Le tyrannosaure n'était pas un vulgaire charognard, comme certains scientifiques provocateurs l'avaient affirmé ces dernières années, mais bien un redoutable prédateur, selon une étude publiée mercredi qui réhabilite le monstre dans son titre de roi des dinosaures.



Douze mètres, six tonnes, tout en dents et en muscles: durant plus d'un siècle après sa découverte, le Tyrannosaurus rex a été unanimement considéré comme l'une des plus terribles machines à tuer ayant jamais existé.

Mais depuis une dizaine d'années, des chercheurs contestataires en ont brossé un portrait beaucoup moins flatteur. Selon leur théorie, le tyrannosaure n'était rien de plus qu'un lézard opportuniste, trop lent et trop maladroit pour tuer lui-même ses proies et donc obligé de finir les restes des animaux tués par des prédateurs plus agiles.

Un charognard, plus hyène que lion.

La première attaque avait été portée par le paléontologue américain Jack Horner, qui avait conclu en 2003 que les petits bras musclés du T-Rex, dépourvus de griffes, ses yeux étroits et ses jambes torses en faisaient le roi des charognards.

En 2007, le Britannique John Hutchinson, du Royal Veterinary College, assénait un nouveau coup à ce géant en démontrant qu'il lui fallait deux secondes pour pivoter de 45 degrés... plus de temps qu'il n'en faut à une proie potentielle pour prendre ses jambes à son cou.

Une nouvelle étude, publiée dans la revue britannique Proceedings of the Royal Society B, vole à la rescousse du tyrannosaure.

Certes, il avait probablement un très bon flair, comme le suggère le bulbe olfactif développé (région du cerveau traitant les informations liées à l'odorat) dont il était doté. Mais cette caractéristique n'est pas exclusivement liée à un comportement de charognard, relève Chris Carbone, de la Zoological Society of London.

Les yeux du T-Rex ne sont en outre pas si petits que ça et sa vision binoculaire, ainsi que ses dents solides et ses mâchoires puissantes, sont très bien adaptées à la chasse.

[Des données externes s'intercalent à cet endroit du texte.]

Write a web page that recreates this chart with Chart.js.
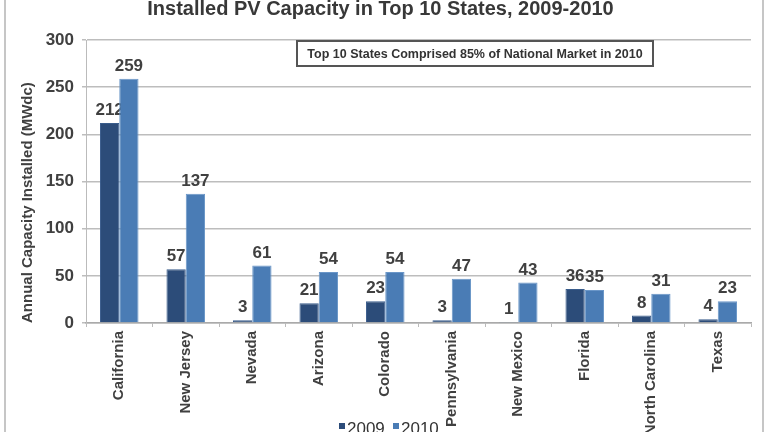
<!DOCTYPE html>
<html>
<head>
  <meta charset="UTF-8">
  <title>Installed PV Capacity in Top 10 States</title>
  <script src="https://cdn.jsdelivr.net/npm/chart.js"></script>
  <style>
    html, body { margin: 0; padding: 0; background: #fff; overflow: hidden; width: 768px; height: 432px; }
    #wrap { position: relative; width: 768px; height: 432px; }
    #frame { position: absolute; left: 4px; top: -6px; width: 756px; height: 450px; border: 2px solid #c6c6c6; pointer-events: none; }
    canvas { position: absolute; left: 0; top: 0; }
  </style>
</head>
<body>
  <div id="wrap">
    <canvas id="pvChart" width="768" height="446"></canvas>
    <div id="frame"></div>
  </div>

  <script>
    const states = ["California", "New Jersey", "Nevada", "Arizona", "Colorado",
                    "Pennsylvania", "New Mexico", "Florida", "North Carolina", "Texas"];
    const mw2009 = [212, 57, 3, 21, 23, 3, 1, 36, 8, 4];
    const mw2010 = [259, 137, 61, 54, 54, 47, 43, 35, 31, 23];
    const seriesNames = ["2009", "2010"];
    const noteText = "Top 10 States Comprised 85% of National Market in 2010";

    const textColor = "#404040";
    const font = "'Liberation Sans', Arial, sans-serif";

    // value labels: 2009 drawn under the bars, 2010 on top (like the original)
    function drawLabels(chart, dsIndex) {
      const ctx = chart.ctx;
      const meta = chart.getDatasetMeta(dsIndex);
      ctx.save();
      ctx.font = "bold 17px " + font;
      ctx.fillStyle = textColor;
      ctx.textAlign = "center";
      ctx.textBaseline = "bottom";
      meta.data.forEach((bar, i) => {
        ctx.fillText(chart.data.datasets[dsIndex].data[i], bar.x, bar.y - 4);
      });
      ctx.restore();
    }

    const labelPlugin = {
      id: "valueLabels",
      beforeDatasetsDraw(chart) { drawLabels(chart, 0); },
      afterDatasetsDraw(chart) { drawLabels(chart, 1); }
    };

    const notePlugin = {
      id: "noteBox",
      afterDraw(chart) {
        const ctx = chart.ctx;
        const x1 = 297, y1 = 41, x2 = 653, y2 = 66;
        ctx.save();
        ctx.fillStyle = "#fff";
        ctx.fillRect(x1, y1, x2 - x1, y2 - y1);
        ctx.strokeStyle = "#555";
        ctx.lineWidth = 2;
        ctx.strokeRect(x1, y1, x2 - x1, y2 - y1);
        ctx.font = "bold 12.5px " + font;
        ctx.fillStyle = "#333";
        ctx.textAlign = "center";
        ctx.textBaseline = "middle";
        ctx.fillText(noteText, (x1 + x2) / 2, (y1 + y2) / 2 + 1);
        ctx.restore();
      }
    };

    // legend sits between the rotated state names, so it is drawn by hand
    const legendPlugin = {
      id: "lowLegend",
      afterDraw(chart) {
        const ctx = chart.ctx;
        const xs = [339, 393];
        ctx.save();
        ctx.font = "17px " + font;
        ctx.textBaseline = "alphabetic";
        ctx.textAlign = "left";
        chart.data.datasets.forEach((ds, i) => {
          ctx.fillStyle = ds.backgroundColor;
          ctx.fillRect(xs[i], 423, 6, 6);
          ctx.fillStyle = "#333";
          ctx.fillText(ds.label, xs[i] + 8, 434);
        });
        ctx.restore();
      }
    };

    new Chart(document.getElementById("pvChart"), {
      type: "bar",
      data: {
        labels: states,
        datasets: [
          { label: seriesNames[0], data: mw2009, backgroundColor: "#2c4c79", borderColor: "#3a5d8c", borderWidth: 1 },
          { label: seriesNames[1], data: mw2010, backgroundColor: "#4a7cb5", borderColor: "#6a96c8", borderWidth: 1 }
        ]
      },
      plugins: [labelPlugin, notePlugin, legendPlugin],
      options: {
        responsive: false,
        animation: false,
        categoryPercentage: 0.58,
        barPercentage: 1.0,
        layout: { padding: { left: 10, right: 17, top: 0, bottom: 0 } },
        plugins: {
          title: {
            display: true,
            text: "Installed PV Capacity in Top 10 States, 2009-2010",
            color: "#383838",
            font: { family: font, size: 20, weight: "bold" },
            padding: { top: -3, bottom: 19 }
          },
          legend: { display: false },
          tooltip: { enabled: false }
        },
        scales: {
          x: {
            grid: { drawOnChartArea: false, color: "#bbb", tickLength: 4, offset: true },
            border: { color: "#aaa", width: 1.5 },
            ticks: {
              color: textColor,
              font: { family: font, size: 15, weight: "bold" },
              minRotation: 90,
              maxRotation: 90,
              autoSkip: false,
              padding: 4
            },
            afterFit(scale) { scale.height = 123; }
          },
          y: {
            min: 0,
            max: 300,
            ticks: {
              stepSize: 50,
              color: textColor,
              font: { family: font, size: 17, weight: "bold" },
              padding: 8
            },
            grid: { color: "#bdbdbd", lineWidth: 1.5, tickLength: 4 },
            border: { color: "#bbb", width: 1 },
            title: {
              display: true,
              text: "Annual Capacity Installed (MWdc)",
              align: "start",
              color: textColor,
              font: { family: font, size: 15, weight: "bold" },
              padding: { top: 9, bottom: 0 }
            },
            afterFit(scale) { scale.width = 76; }
          }
        }
      }
    });
  </script>
</body>
</html>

La preuve la plus concluante apportée par M. Carbone et son équipe en faveur de ce dinosaure n'est pourtant pas liée à son anatomie. «Nous avons adopté une démarche fondée sur l'écosystème, en dressant la liste complète des espèces» de la région qu'il arpentait au Crétacé supérieur, voici 85 à 65 millions d'années, à partir de fossiles.

En croisant ces données préhistoriques avec la distribution de la faune sauvage des plaines d'Afrique de l'est actuelle, les chercheurs ont modélisé l'environnement du tyrannosaure. Et cet écosystème aurait été très majoritairement peuplé de petits dinosaures, dont les carcasses n'auraient pas suffi à le nourrir, selon eux.

Parmi les espèces carnivores de l'époque, 80% auraient pesé environ 20 kg tandis que la moitié des herbivores tournaient autour de 75 kg.

À partir de là, les scientifiques ont calculé la distance que pouvait parcourir chaque jour un tyrannosaure en quête de nourriture, combien de dinosaures morts de différentes tailles il avait de chances de rencontrer, etc.

«Étant donné la répartition des carcasses et la concurrence potentielle avec d'autres dinosaures carnivores, il est très improbable qu'un T-Rex adulte ait pu se nourrir à long terme avec une stratégie de charognard», conclut l'étude.